The Best Oven Roasted Brussels Sprouts

The Best Oven Roasted Brussels Sprouts Method:

I chop off and discard the stems from my sprouts first. Then, if they are large I cut in quarters, smaller ones I cut in half The more leaves that fall off, the better. This is my favorite part. In fact, I may put Weezy to work one day on removing ALL of the leaves and just roasting those for a snack! Seriously, it’s the first part to go, those little leaves never make it to my dinner plate after they come out of the oven!

Then, I roast them in 1-2 Tablespoons of bacon fat, seasoning with salt and pepper for about 30 minutes. That’s it!
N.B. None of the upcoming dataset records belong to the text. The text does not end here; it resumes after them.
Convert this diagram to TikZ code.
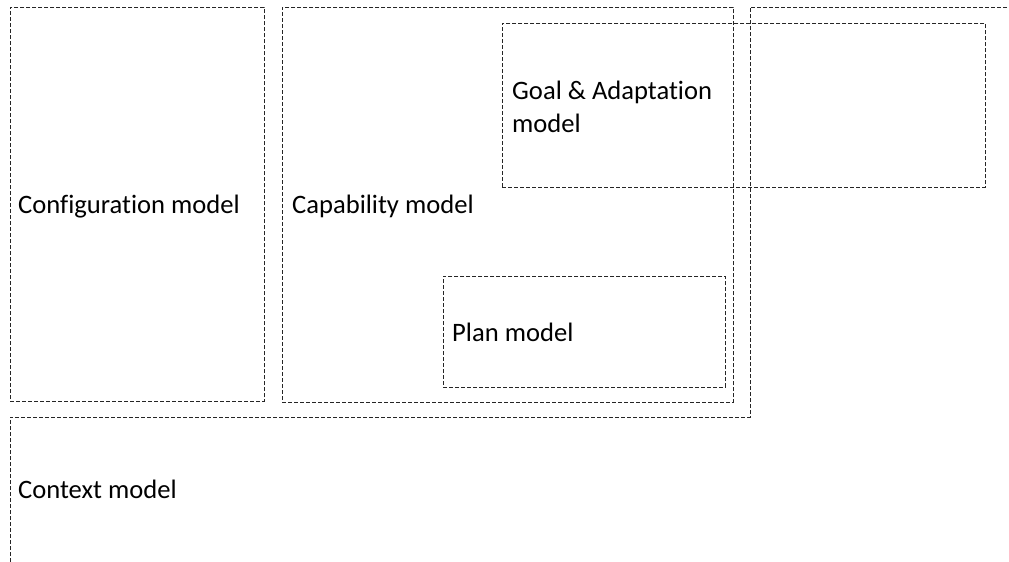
\documentclass[tikz,border=0pt]{standalone}
\usepackage{fontspec}
\setmainfont{Carlito}[Ligatures=NoCommon]
\begin{document}
\begin{tikzpicture}[x=1pt,y=-1pt,
  dashline/.style={draw=black!85, line width=0.9pt, dash pattern=on 4pt off 2pt},
  box/.style={dashline, rectangle, inner sep=0pt, anchor=north west},
  lbl/.style={anchor=base west, font=\fontsize{26.6}{33}\selectfont, inner sep=0pt, align=left, text=black}]
\useasboundingbox (0,0) rectangle (1009,562);
% boxes
\node[box, minimum width=254pt, minimum height=394pt] (conf) at (10,7) {};
\node[box, minimum width=451pt, minimum height=395pt] (cap) at (282,7) {};
\node[box, minimum width=483pt, minimum height=164pt] (goal) at (502,23) {};
\node[box, minimum width=282pt, minimum height=111pt] (plan) at (443,276) {};
% context model outline
\coordinate (c1) at (10,562);
\coordinate (c2) at (10,417);
\coordinate (c3) at (750,417);
\coordinate (c4) at (750,7);
\coordinate (c5) at (1009,7);
\draw[dashline] (c1) -- (c2) -- (c3) -- (c4) -- (c5);
% labels
\node[lbl] (confl) at (18,213) {Configuration model};
\node[lbl] (capl) at (292,213) {Capability model};
\node[lbl] (goall) at (512,132) {Goal \& Adaptation\\model};
\node[lbl] (planl) at (452,341) {Plan model};
\node[lbl] (ctxl) at (18,498) {Context model};
\end{tikzpicture}
\end{document}
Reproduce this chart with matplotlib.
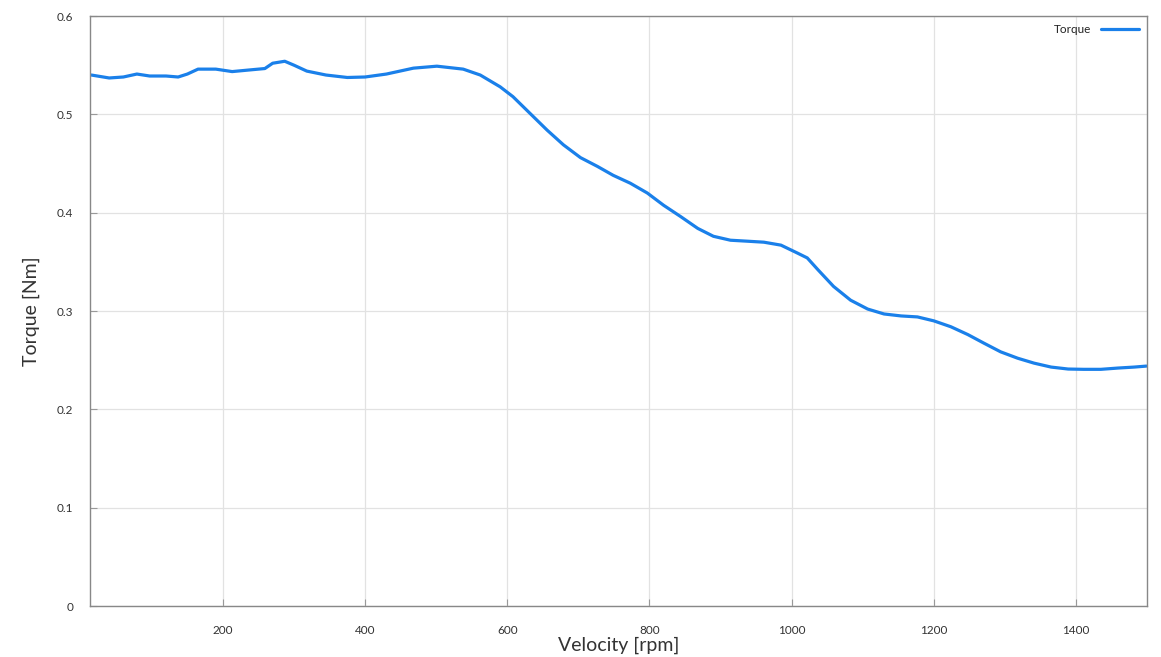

Simple.

bORSARI

I love to pair these with some wild Coho salmon (another thing I have gotten VERY picky about eating. No farmed fish here! Did you know farmed fish gets fed chicken poop in addition to the GMO corn and soy? DISGUSTING!)

I make my salmon in a foil pouch, seasoned with Borsari, lots of fresh lemon juice, and a little grass-fed butter at 400 degrees for about 20 minutes, (depending on the size of the filet). This is one of my 3 year old daughter’s favorite meals!

Salmon

Enjoy!

See you soon with a 20-week pregnancy update! Half-way there!